Return the material word for word. Do not include the pictures.

-- Begin RECORDED DATA --

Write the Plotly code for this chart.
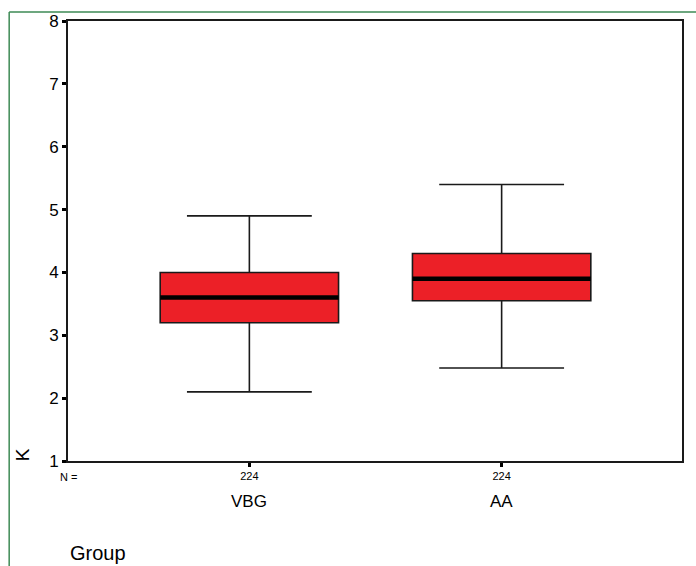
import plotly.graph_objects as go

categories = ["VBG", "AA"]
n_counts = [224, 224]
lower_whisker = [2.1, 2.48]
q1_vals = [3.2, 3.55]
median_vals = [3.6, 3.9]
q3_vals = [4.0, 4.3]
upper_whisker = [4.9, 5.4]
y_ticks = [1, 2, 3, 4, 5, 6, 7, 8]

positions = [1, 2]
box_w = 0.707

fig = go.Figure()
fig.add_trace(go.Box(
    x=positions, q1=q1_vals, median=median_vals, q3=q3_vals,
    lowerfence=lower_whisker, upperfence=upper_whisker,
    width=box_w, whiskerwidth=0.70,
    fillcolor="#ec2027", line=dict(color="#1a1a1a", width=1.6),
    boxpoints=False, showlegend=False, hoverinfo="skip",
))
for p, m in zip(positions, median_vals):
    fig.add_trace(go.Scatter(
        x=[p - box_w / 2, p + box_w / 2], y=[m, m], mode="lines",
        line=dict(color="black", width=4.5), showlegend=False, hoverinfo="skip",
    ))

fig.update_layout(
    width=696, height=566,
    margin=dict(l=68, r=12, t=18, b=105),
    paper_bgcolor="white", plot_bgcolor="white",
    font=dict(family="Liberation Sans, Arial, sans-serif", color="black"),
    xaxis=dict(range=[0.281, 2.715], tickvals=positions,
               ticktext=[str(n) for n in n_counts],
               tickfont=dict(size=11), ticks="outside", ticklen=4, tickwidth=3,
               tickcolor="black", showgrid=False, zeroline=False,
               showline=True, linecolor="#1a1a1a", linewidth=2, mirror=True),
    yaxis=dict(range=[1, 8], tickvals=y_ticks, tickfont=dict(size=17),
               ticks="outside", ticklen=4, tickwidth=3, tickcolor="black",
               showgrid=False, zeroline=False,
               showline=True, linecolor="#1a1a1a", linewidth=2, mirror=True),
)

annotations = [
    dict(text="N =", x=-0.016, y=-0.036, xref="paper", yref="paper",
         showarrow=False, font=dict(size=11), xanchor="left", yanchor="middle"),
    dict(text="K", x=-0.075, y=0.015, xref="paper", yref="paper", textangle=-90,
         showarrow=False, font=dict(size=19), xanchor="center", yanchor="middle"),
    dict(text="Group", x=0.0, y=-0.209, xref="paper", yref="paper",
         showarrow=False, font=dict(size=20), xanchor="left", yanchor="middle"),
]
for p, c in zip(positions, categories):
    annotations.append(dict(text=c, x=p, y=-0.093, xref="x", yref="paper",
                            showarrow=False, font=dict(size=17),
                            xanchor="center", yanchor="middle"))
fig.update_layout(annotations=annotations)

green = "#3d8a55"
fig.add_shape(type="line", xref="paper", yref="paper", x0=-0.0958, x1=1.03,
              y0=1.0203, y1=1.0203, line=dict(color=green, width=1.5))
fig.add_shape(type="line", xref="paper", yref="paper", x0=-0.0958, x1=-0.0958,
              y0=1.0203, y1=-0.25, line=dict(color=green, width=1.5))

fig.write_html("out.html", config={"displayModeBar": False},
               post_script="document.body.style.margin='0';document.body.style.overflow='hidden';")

-- End RECORDED DATA --

- _EXPECTED ANSWER_:
Write the Plotly code for this chart.
import plotly.graph_objects as go

categories = ["VBG", "AA"]
n_counts = [224, 224]
lower_whisker = [2.1, 2.48]
q1_vals = [3.2, 3.55]
median_vals = [3.6, 3.9]
q3_vals = [4.0, 4.3]
upper_whisker = [4.9, 5.4]
y_ticks = [1, 2, 3, 4, 5, 6, 7, 8]

positions = [1, 2]
box_w = 0.707

fig = go.Figure()
fig.add_trace(go.Box(
    x=positions, q1=q1_vals, median=median_vals, q3=q3_vals,
    lowerfence=lower_whisker, upperfence=upper_whisker,
    width=box_w, whiskerwidth=0.70,
    fillcolor="#ec2027", line=dict(color="#1a1a1a", width=1.6),
    boxpoints=False, showlegend=False, hoverinfo="skip",
))
for p, m in zip(positions, median_vals):
    fig.add_trace(go.Scatter(
        x=[p - box_w / 2, p + box_w / 2], y=[m, m], mode="lines",
        line=dict(color="black", width=4.5), showlegend=False, hoverinfo="skip",
    ))

fig.update_layout(
    width=696, height=566,
    margin=dict(l=68, r=12, t=18, b=105),
    paper_bgcolor="white", plot_bgcolor="white",
    font=dict(family="Liberation Sans, Arial, sans-serif", color="black"),
    xaxis=dict(range=[0.281, 2.715], tickvals=positions,
               ticktext=[str(n) for n in n_counts],
               tickfont=dict(size=11), ticks="outside", ticklen=4, tickwidth=3,
               tickcolor="black", showgrid=False, zeroline=False,
               showline=True, linecolor="#1a1a1a", linewidth=2, mirror=True),
    yaxis=dict(range=[1, 8], tickvals=y_ticks, tickfont=dict(size=17),
               ticks="outside", ticklen=4, tickwidth=3, tickcolor="black",
               showgrid=False, zeroline=False,
               showline=True, linecolor="#1a1a1a", linewidth=2, mirror=True),
)

annotations = [
    dict(text="N =", x=-0.016, y=-0.036, xref="paper", yref="paper",
         showarrow=False, font=dict(size=11), xanchor="left", yanchor="middle"),
    dict(text="K", x=-0.075, y=0.015, xref="paper", yref="paper", textangle=-90,
         showarrow=False, font=dict(size=19), xanchor="center", yanchor="middle"),
    dict(text="Group", x=0.0, y=-0.209, xref="paper", yref="paper",
         showarrow=False, font=dict(size=20), xanchor="left", yanchor="middle"),
]
for p, c in zip(positions, categories):
    annotations.append(dict(text=c, x=p, y=-0.093, xref="x", yref="paper",
                            showarrow=False, font=dict(size=17),
                            xanchor="center", yanchor="middle"))
fig.update_layout(annotations=annotations)

green = "#3d8a55"
fig.add_shape(type="line", xref="paper", yref="paper", x0=-0.0958, x1=1.03,
              y0=1.0203, y1=1.0203, line=dict(color=green, width=1.5))
fig.add_shape(type="line", xref="paper", yref="paper", x0=-0.0958, x1=-0.0958,
              y0=1.0203, y1=-0.25, line=dict(color=green, width=1.5))

fig.write_html("out.html", config={"displayModeBar": False},
               post_script="document.body.style.margin='0';document.body.style.overflow='hidden';")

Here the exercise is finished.